>>>

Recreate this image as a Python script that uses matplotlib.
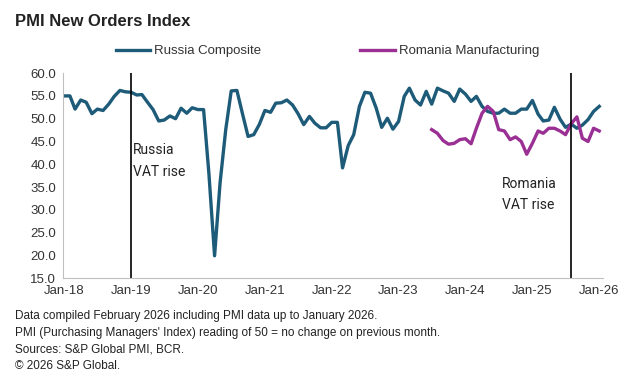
import numpy as np
import pandas as pd
import matplotlib.pyplot as plt
import matplotlib.dates as mdates

# monthly readings, Jan-2018 .. Jan-2026
russia = [55.0, 55.0, 52.1, 54.1, 53.6, 51.1, 52.1, 51.8, 53.2, 54.9, 56.2, 55.9,
          55.8, 55.2, 55.3, 53.6, 52.0, 49.5, 49.7, 50.6, 50.0, 52.3, 51.2, 52.4,
          52.0, 52.0, 38.0, 19.9, 35.9, 47.6, 56.1, 56.2, 51.0, 46.1, 46.5, 48.7,
          51.8, 51.4, 53.4, 53.5, 54.1, 53.0, 51.1, 48.7, 50.5, 49.0, 48.0, 48.0,
          49.2, 49.2, 39.2, 44.1, 46.5, 52.7, 55.8, 55.6, 52.3, 48.1, 50.1, 47.7,
          49.4, 54.9, 56.7, 54.1, 53.0, 56.0, 53.2, 56.7, 56.1, 55.6, 53.8, 56.5,
          55.4, 53.8, 54.9, 52.7, 51.6, 51.2, 51.2, 52.1, 51.2, 51.2, 52.1, 52.1,
          54.0, 51.0, 49.5, 49.7, 52.5, 49.9, 48.1, 48.8, 47.9, 48.6, 49.8, 51.6,
          52.7]
# Jul-2023 .. Jan-2026
romania = [47.6, 46.8, 45.2, 44.4, 44.6, 45.4,
           45.6, 44.5, 47.9, 51.2, 52.7, 51.6, 47.6, 47.3, 45.4, 46.0, 45.0, 42.2,
           44.6, 47.3, 46.8, 47.9, 47.9, 47.3, 46.5, 48.9, 50.4, 45.7, 45.0, 47.9,
           47.3]

months_ru = pd.date_range('2018-01-01', periods=len(russia), freq='MS')
months_ro = pd.date_range('2023-07-01', periods=len(romania), freq='MS')

vat_ru = pd.Timestamp('2019-01-01')
vat_ro = pd.Timestamp('2025-08-01')

yticks = np.arange(15, 61, 5)

plt.rcParams['font.family'] = ['Liberation Sans', 'DejaVu Sans']

fig = plt.figure(figsize=(6.38, 3.89), dpi=100)
ax = fig.add_axes([0.0987, 0.285, 0.846, 0.527])

ax.plot(months_ru, russia, color='#1d5b79', lw=2.4, solid_joinstyle='round',
        label='Russia Composite')
ax.plot(months_ro, romania, color='#9a2f94', lw=2.4, solid_joinstyle='round',
        label='Romania Manufacturing')

ax.axvline(vat_ru, color='black', lw=1.2)
ax.axvline(vat_ro, color='black', lw=1.2)

ax.text(vat_ru + pd.Timedelta(days=12), 40.7, 'Russia\nVAT rise', fontsize=10,
        family=['Roboto', 'DejaVu Sans'], color='#222222', va='center',
        linespacing=1.65)
ax.text(pd.Timestamp('2024-07-20'), 33.4, 'Romania\nVAT rise', fontsize=10,
        family=['Roboto', 'DejaVu Sans'], color='#222222', va='center',
        linespacing=1.65)

ax.set_ylim(15, 60)
ax.set_yticks(yticks)
ax.set_yticklabels([f'{v:.1f}' for v in yticks])
ax.set_xlim(pd.Timestamp('2017-12-25'), pd.Timestamp('2026-01-20'))
ax.xaxis.set_major_locator(mdates.YearLocator())
ax.xaxis.set_major_formatter(mdates.DateFormatter('%b-%y'))

for s in ['top', 'right']:
    ax.spines[s].set_visible(False)
for s in ['left', 'bottom']:
    ax.spines[s].set_color('#bfbfbf')
    ax.spines[s].set_linewidth(0.8)
ax.tick_params(length=0, labelsize=9.5, colors='#333333', pad=5)

ax.legend(loc='lower center', bbox_to_anchor=(0.49, 1.02), ncol=2, frameon=False,
          fontsize=9.5, handlelength=2.6, handletextpad=0.3, columnspacing=7.5,
          labelcolor='#333333')

fig.text(0.023, 0.945, 'PMI New Orders Index', fontsize=12, fontweight='bold',
         color='#222222', va='center')

notes = ['Data compiled February 2026 including PMI data up to January 2026.',
         "PMI (Purchasing Managers' Index) reading of 50 = no change on previous month.",
         'Sources: S&P Global PMI, BCR.',
         '\u00a9 2026 S&P Global.']
for i, line in enumerate(notes):
    fig.text(0.023, 1 - (316 + i * 16.7) / 389, line, fontsize=8.5, color='#222222',
             va='center')

fig.savefig('out.png', dpi=100)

<<<

*Exercise requirements*:
Repeat the lines above, starting at the first and stopping after the line that holds "ax.axvline(vat_ro, color='black', lw=1.2)", with the pictures left out.

*Answer below*:
Recreate this image as a Python script that uses matplotlib.
import numpy as np
import pandas as pd
import matplotlib.pyplot as plt
import matplotlib.dates as mdates

# monthly readings, Jan-2018 .. Jan-2026
russia = [55.0, 55.0, 52.1, 54.1, 53.6, 51.1, 52.1, 51.8, 53.2, 54.9, 56.2, 55.9,
          55.8, 55.2, 55.3, 53.6, 52.0, 49.5, 49.7, 50.6, 50.0, 52.3, 51.2, 52.4,
          52.0, 52.0, 38.0, 19.9, 35.9, 47.6, 56.1, 56.2, 51.0, 46.1, 46.5, 48.7,
          51.8, 51.4, 53.4, 53.5, 54.1, 53.0, 51.1, 48.7, 50.5, 49.0, 48.0, 48.0,
          49.2, 49.2, 39.2, 44.1, 46.5, 52.7, 55.8, 55.6, 52.3, 48.1, 50.1, 47.7,
          49.4, 54.9, 56.7, 54.1, 53.0, 56.0, 53.2, 56.7, 56.1, 55.6, 53.8, 56.5,
          55.4, 53.8, 54.9, 52.7, 51.6, 51.2, 51.2, 52.1, 51.2, 51.2, 52.1, 52.1,
          54.0, 51.0, 49.5, 49.7, 52.5, 49.9, 48.1, 48.8, 47.9, 48.6, 49.8, 51.6,
          52.7]
# Jul-2023 .. Jan-2026
romania = [47.6, 46.8, 45.2, 44.4, 44.6, 45.4,
           45.6, 44.5, 47.9, 51.2, 52.7, 51.6, 47.6, 47.3, 45.4, 46.0, 45.0, 42.2,
           44.6, 47.3, 46.8, 47.9, 47.9, 47.3, 46.5, 48.9, 50.4, 45.7, 45.0, 47.9,
           47.3]

months_ru = pd.date_range('2018-01-01', periods=len(russia), freq='MS')
months_ro = pd.date_range('2023-07-01', periods=len(romania), freq='MS')

vat_ru = pd.Timestamp('2019-01-01')
vat_ro = pd.Timestamp('2025-08-01')

yticks = np.arange(15, 61, 5)

plt.rcParams['font.family'] = ['Liberation Sans', 'DejaVu Sans']

fig = plt.figure(figsize=(6.38, 3.89), dpi=100)
ax = fig.add_axes([0.0987, 0.285, 0.846, 0.527])

ax.plot(months_ru, russia, color='#1d5b79', lw=2.4, solid_joinstyle='round',
        label='Russia Composite')
ax.plot(months_ro, romania, color='#9a2f94', lw=2.4, solid_joinstyle='round',
        label='Romania Manufacturing')

ax.axvline(vat_ru, color='black', lw=1.2)
ax.axvline(vat_ro, color='black', lw=1.2)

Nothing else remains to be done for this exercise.